Quando, em 1979, participou de um almoço na sede da "Folha de São Paulo", com os demais colaboradores do matutino, foi colocado como segundo convidado de honra, à esquerda de Octavio Frias de Oliveira, proprietário e diretor do jornal, que tinha à sua direita Gilberto Freyre, o principal homenageado, a esposa deste e, logo a seguir, como terceiro homenageado, o então suplente de senador Fernando Henrique Cardoso. No início do almoço, Frias advertiu os três colaboradores que destacara entre todos os demais, que à frente deles estava sentado um jovem repórter conhecido por sua memória perfeita, e que tudo o que dissessem durante o almoço poderia ser publicado no jornal do dia seguinte. A certa altura do almoço, o jovem jornalista não se conteve e exclamou:

— É incrível, Dr. Plinio! O Sr. fala exatamente do mesmo jeito como escreve!

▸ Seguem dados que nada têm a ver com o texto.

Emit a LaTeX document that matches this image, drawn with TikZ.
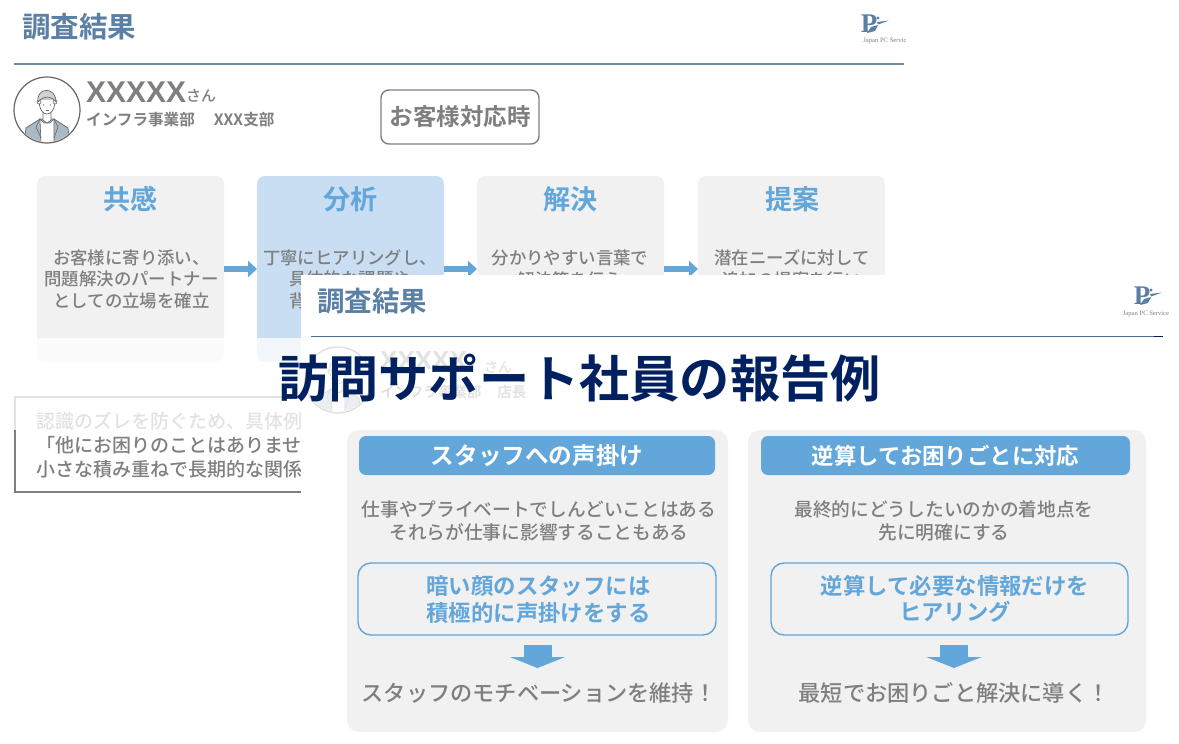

Dr. Plinio sorriu e respondeu amavelmente, louvando o senso de observação do jovem. Mas — comentou depois — seu desejo real teria sido responder de outro modo:

— Engana-se redondamente, meu caro. Eu não falo como escrevo, eu escrevo como falo...


Almpço na "Folha de S. Paulo", em 1979

Na primeira fase de sua vida pública, ainda estava em moda o estilo florido e demasiadamente ornado, carregado de adjetivos e advérbios, ao gosto do século XIX. Muitas vezes esse excessivo ornamento escondia um pensamento vazio e pouco consistente. Plinio Corrêa de Oliveira reagiu contra esse modismo, desenvolvendo um estilo pessoal mais simples e direto, mas ao qual não faltava uma discreta e bem calibrada nota de ornamento. Em matéria de estilo, foi um inovador, chegando a ser criticado pela simplicidade com que escrevia. À medida que o século XX foi avançando, foi também crescendo o gosto generalizado pela simplicidade de linguagem, chegando-se a extremos de empobrecimento e coloquialismo. Do exagero do ornato passou-se ao exagero da simplicidade. Plinio Corrêa de Oliveira não acompanhou esses modismos, mas ficou no seu juste milieu, equilibrado e extremamente agradável. Uma utilização judiciosa de metáforas e figuras de linguagem constitui como que sua marca registrada.

" Gravidade com ornato", foi como ele definiu a característica principal de seu estilo. "Uma linguagem dinâmica, com algo de arcaico, faz parte do charme grandioso da TFP" — declarou outra vez. O resultado é que seus escritos sempre foram lidos e apreciados, desde os remotos anos 20 até quase o final do século, por leitores de todas as idades e condições — objetivo extremamente difícil de ser atingido por um escritor ou jornalista.

— clareza, acima de tudo; fé e entusiasmo contagiantes

Dizia ter recebido de seu pai, que era advogado muito experiente, um bom conselho que o acompanhou durante toda a vida: acima de tudo, visar à clareza. "Meu filho — dizia ao jovem Plinio o Dr. João Paulo Corrêa de Oliveira — se você conseguir escrever bonito, será muito bom. Mas nunca sacrifique a clareza à beleza. Um advogado que apresente uma petição inicial bem clara tem metade da vitória garantida. Mas se ele apresenta uma petição linda, cheia de beleza literária, mas forçando o juiz a lê-la três ou quatro vezes para descobrir o que é que, afinal, está postulando, já tem metade da derrota assegurada".

Esse bom conselho sempre foi seguido à risca. Suas aulas eram modelos de clareza para os alunos. Seus artigos, mesmo os que tratavam de assuntos doutrinários de difícil intelecção, eram compreendidos pelos leitores. Seus livros, sempre sucessos de vendas, igualmente eram lidos e entendidos pelo público.

Escrevia com serenidade e placidez, sem recorrer à ênfase excessiva de um panfletário. Mas a convicção profunda da veracidade do que estava expondo, e o entusiasmo de alma pelos ideais que defendia, eram facilmente assimilados pelo leitor. Sua fé e seu entusiasmo eram contagiantes.